Wednesday, November 14, 2012

Translating opportunity into reality


WE have a huge opportunity to attract investments given the cash hoard of transnational corporations. They are looking for new places where they can pour capital and generate profits while developed markets are languishing in recession (like Europe) or struggling to recover (like the United States).
We are also poised for continuing growth based on our economy’s performance in the first semester, the increasing public spending on capital projects, the robust spending that is being fueled by remittances from overseas Filipinos and the strength and resilience of the domestic financial system.
The road to high growth and prosperity, as I have said before, is not smooth as silk.
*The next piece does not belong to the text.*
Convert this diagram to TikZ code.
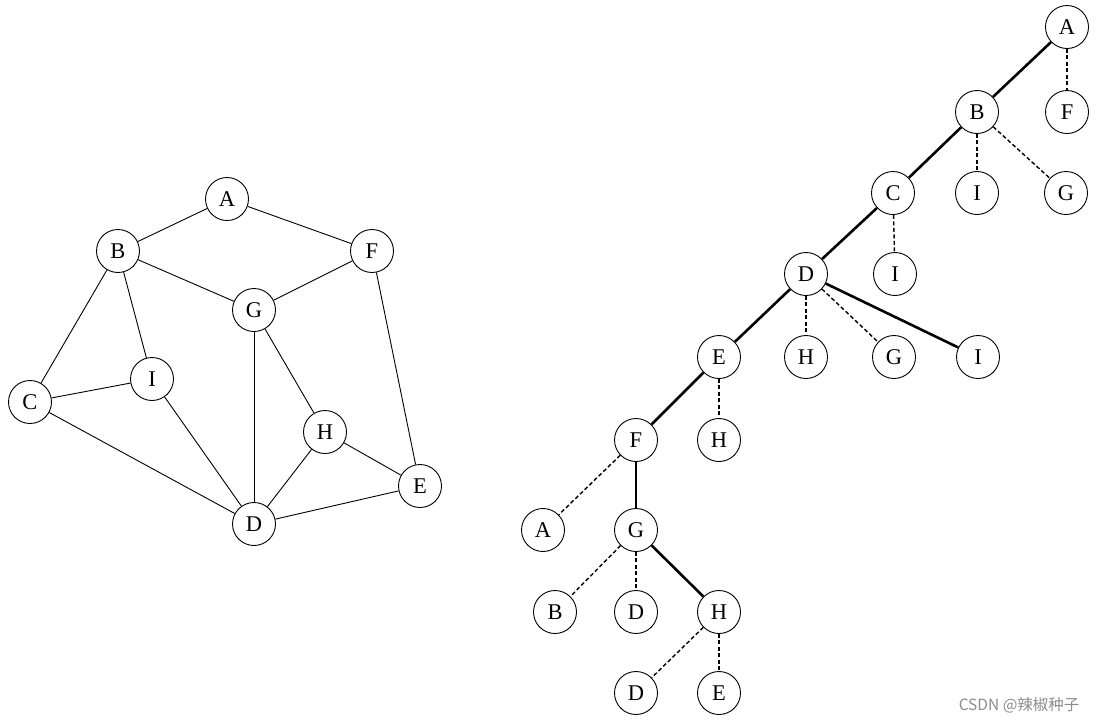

Even the recent upgrading by Moody’s Investor Service of the Philippines’s sovereign credit rating to a notch below investment grade, which brings us closer to the rating that should open the gates for more investments, is not a guarantee that investors will come with chests full of money to put up factories or open businesses here.
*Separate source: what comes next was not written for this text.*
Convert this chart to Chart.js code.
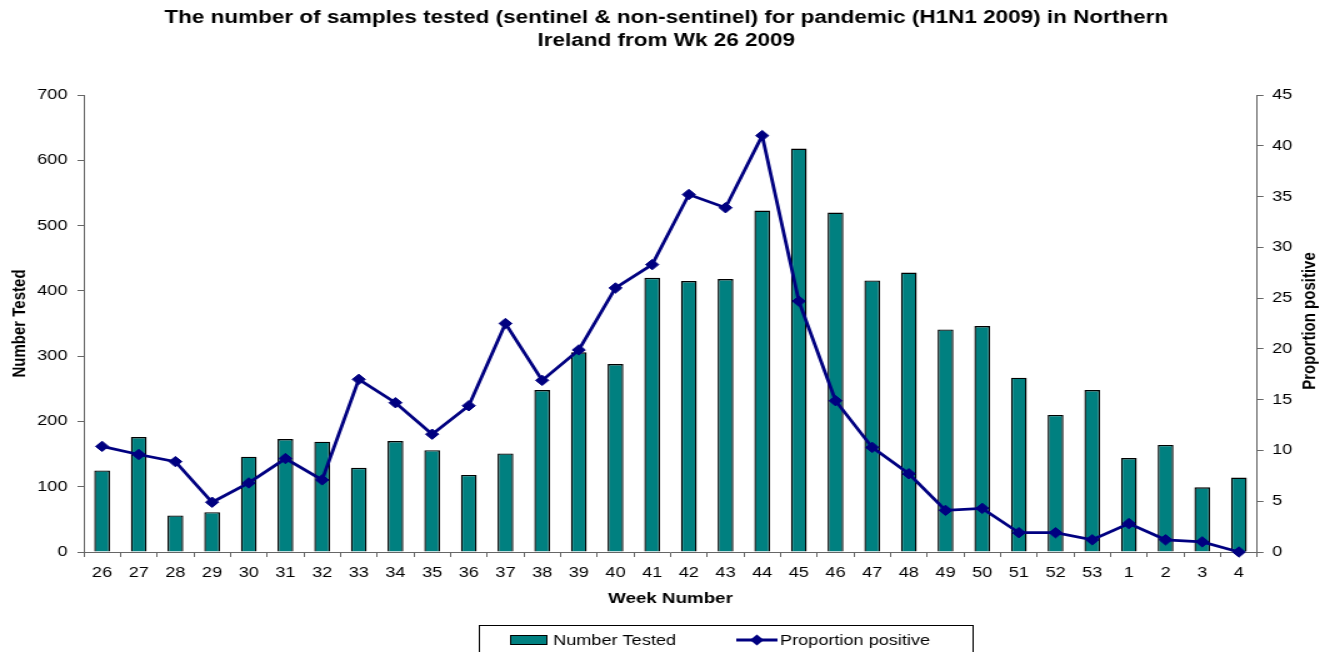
<!DOCTYPE html>
<html>
<head>
<meta charset="utf-8">
<script src="https://cdn.jsdelivr.net/npm/chart.js@4.4.1/dist/chart.umd.min.js"></script>
<style>
  html, body { margin: 0; padding: 0; background: #fff; overflow: hidden; }
  #wrap { width: 1060px; height: 652px; transform: scaleX(1.25); transform-origin: 0 0; }
</style>
</head>
<body>
<div id="wrap"><canvas id="c" width="1060" height="652"></canvas></div>
<script>
const weeks = ['26','27','28','29','30','31','32','33','34','35','36','37','38','39','40','41','42','43','44','45','46','47','48','49','50','51','52','53','1','2','3','4'];
const numberTested = [125,176,56,61,146,173,169,129,170,156,118,151,248,306,288,420,415,418,523,618,520,416,428,341,346,267,210,248,144,164,99,114];
const proportionPositive = [10.4,9.6,8.9,4.9,6.8,9.2,7.1,17.0,14.7,11.6,14.4,22.5,16.9,19.9,26.0,28.3,35.2,33.9,41.0,24.7,14.9,10.3,7.7,4.1,4.3,1.9,1.9,1.2,2.8,1.2,1.0,0];
const leftTicks = [0,100,200,300,400,500,600,700];
const rightTicks = [0,5,10,15,20,25,30,35,40,45];
const titleLines = ['The number of samples tested (sentinel & non-sentinel) for pandemic (H1N1 2009) in Northern', 'Ireland from Wk 26 2009'];
const xTitle = 'Week Number';
const yTitle = 'Number Tested';
const y1Title = 'Proportion positive';
const seriesNames = ['Number Tested', 'Proportion positive'];

const FONT = '"Liberation Sans", Arial, sans-serif';
const TEAL = '#008080';
const NAVY = '#000080';

const decor = {
  id: 'decor',
  afterDraw(chart) {
    const ctx = chart.ctx;
    const ca = chart.chartArea;
    ctx.save();
    ctx.fillStyle = '#000';
    ctx.textAlign = 'center';
    ctx.textBaseline = 'middle';
    ctx.font = 'bold 18px ' + FONT;
    ctx.fillText(titleLines[0], 533, 18);
    ctx.fillText(titleLines[1], 533, 41);

    ctx.font = 'bold 15px ' + FONT;
    ctx.fillText(xTitle, (ca.left + ca.right) / 2, 599);

    ctx.save();
    ctx.translate(15.5, (ca.top + ca.bottom) / 2);
    ctx.rotate(-Math.PI / 2);
    ctx.fillText(yTitle, 0, 0);
    ctx.restore();

    ctx.save();
    ctx.translate(1048, 321);
    ctx.rotate(-Math.PI / 2);
    ctx.fillText(y1Title, 0, 0);
    ctx.restore();

    // legend
    ctx.strokeStyle = '#000';
    ctx.lineWidth = 1;
    ctx.strokeRect(383.5, 625.5, 395, 40);
    ctx.fillStyle = TEAL;
    ctx.fillRect(408, 635, 29.5, 9);
    ctx.strokeRect(408.5, 635.5, 29, 9);
    ctx.fillStyle = '#000';
    ctx.textAlign = 'left';
    ctx.font = '14.5px ' + FONT;
    ctx.fillText(seriesNames[0], 442.5, 640.5);
    ctx.strokeStyle = NAVY;
    ctx.lineWidth = 3;
    ctx.beginPath();
    ctx.moveTo(589, 640);
    ctx.lineTo(622, 640);
    ctx.stroke();
    ctx.fillStyle = NAVY;
    ctx.beginPath();
    ctx.moveTo(605.5 - 5.5, 640);
    ctx.lineTo(605.5, 640 - 5.5);
    ctx.lineTo(605.5 + 5.5, 640);
    ctx.lineTo(605.5, 640 + 5.5);
    ctx.closePath();
    ctx.fill();
    ctx.fillStyle = '#000';
    ctx.fillText(seriesNames[1], 624, 640.5);
    ctx.restore();
  }
};

new Chart(document.getElementById('c'), {
  type: 'bar',
  data: {
    labels: weeks,
    datasets: [
      {
        type: 'line',
        label: seriesNames[1],
        data: proportionPositive,
        yAxisID: 'y1',
        borderColor: NAVY,
        backgroundColor: NAVY,
        borderWidth: 2.8,
        pointStyle: 'rectRot',
        pointRadius: 5.2,
        pointBorderWidth: 1,
        pointBackgroundColor: NAVY,
        pointBorderColor: NAVY,
        tension: 0,
        clip: false,
        order: 0
      },
      {
        type: 'bar',
        label: seriesNames[0],
        data: numberTested,
        yAxisID: 'y',
        backgroundColor: TEAL,
        borderColor: '#000',
        borderWidth: 1.4,
        barPercentage: 0.43,
        categoryPercentage: 1,
        order: 1
      }
    ]
  },
  options: {
    responsive: false,
    animation: false,
    devicePixelRatio: 1,
    layout: { padding: { top: 95, bottom: 0, left: 0, right: 0 } },
    plugins: { legend: { display: false }, title: { display: false }, tooltip: { enabled: false } },
    scales: {
      x: {
        afterFit(s) { s.height = 100; },
        grid: { display: true, drawOnChartArea: false, drawTicks: true, tickLength: 5, color: '#666', offset: true },
        border: { display: true, color: '#666', width: 1 },
        ticks: { color: '#000', font: { family: FONT, size: 14.5 }, padding: 7, maxRotation: 0, autoSkip: false }
      },
      y: {
        position: 'left',
        min: 0, max: 700,
        afterFit(s) { s.width = 67; },
        afterBuildTicks(s) { s.ticks = leftTicks.map(v => ({ value: v })); },
        grid: { display: true, drawOnChartArea: false, drawTicks: true, tickLength: 5, color: '#666' },
        border: { display: true, color: '#666', width: 1 },
        ticks: { color: '#000', font: { family: FONT, size: 14.5 }, padding: 8 }
      },
      y1: {
        position: 'right',
        min: 0, max: 45,
        afterFit(s) { s.width = 54.2; },
        afterBuildTicks(s) { s.ticks = rightTicks.map(v => ({ value: v })); },
        grid: { display: true, drawOnChartArea: false, drawTicks: true, tickLength: 5, color: '#666' },
        border: { display: true, color: '#666', width: 1 },
        ticks: { color: '#000', font: { family: FONT, size: 14.5 }, padding: 7 }
      }
    }
  },
  plugins: [decor]
});
</script>
</body>
</html>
Moody’s provided guidance on how the Philippines can move up to investment grade, which I discussed last week, but it also cited developments that could result in a downgrade: “The emergence of macroeconomic instability that leads to a substantial deterioration in fiscal and government debt metrics, an increase in debt servicing costs, and/or an erosion of the country’s external payments position.”
Last week the World Bank (WB) released its “Doing Business 2013” report, which ranked the Philippines at No. 138 out of 188 countries, down two rungs from No. 136 in the previous year’s report, due to the absence of significant reforms to speed up dealings with government agencies involved in the processing and issuance of business permits and other requirements imposed on investors.
The WB annual report evaluated the ease of doing business in different countries based on various factors, such as the time and expense needed to start up a business, including how many procedures a prospective enterprise has to undergo and how many documentary requirements it has to accomplish.
The report gave the Philippines slightly poorer rankings in almost all categories related to the ease of doing business during the period June 2011 to June 2012 compared with the previous year. While the Philippines continued to improve its macroeconomic environment and achieve pace-setting growth in terms of gross domestic product, the report said, “it lags in the implementation of regulatory reforms that would make it easier for local entrepreneurs to conduct their businesses.”
Lamentably, the Philippines again emerged the laggard in Southeast Asia. Singapore retained its No. 1 global ranking. Malaysia ranked No. 12, Vietnam ranked No. 99, Brunei Darussalam ranked No. 79, Indonesia at No. 128 and Cambodia was No. 133.
Outside of the global rankings, we have to address other problems that may deter investors. For example, the recent peace agreement signed by the government with the Moro Islamic Liberation Front has earned the support of other countries, and aroused interest from investors.
However, parts of Mindanao are suffering from a power shortage, which may persist for at least one year, according to the Department of Energy. And it estimated that Mindanao needed an additional 100 to 150 megawatts of generating capacity to satisfy demand.
I need not stress that measures should be implemented as soon as possible to cope with this and other problems that may affect our chances of attracting investments. Our economic planners may have to go back to their assumptions and do some updates. For instance, earlier assumptions might have included a continuing double-digit growth in China, which is a major market for Philippine exports. China, however, has slowed down to a 7 percent to 7.5-percent growth rate.
Other assumptions should be reviewed in light of current developments so we will have a more effective program for attracting investments and translating a huge opportunity into productive reality.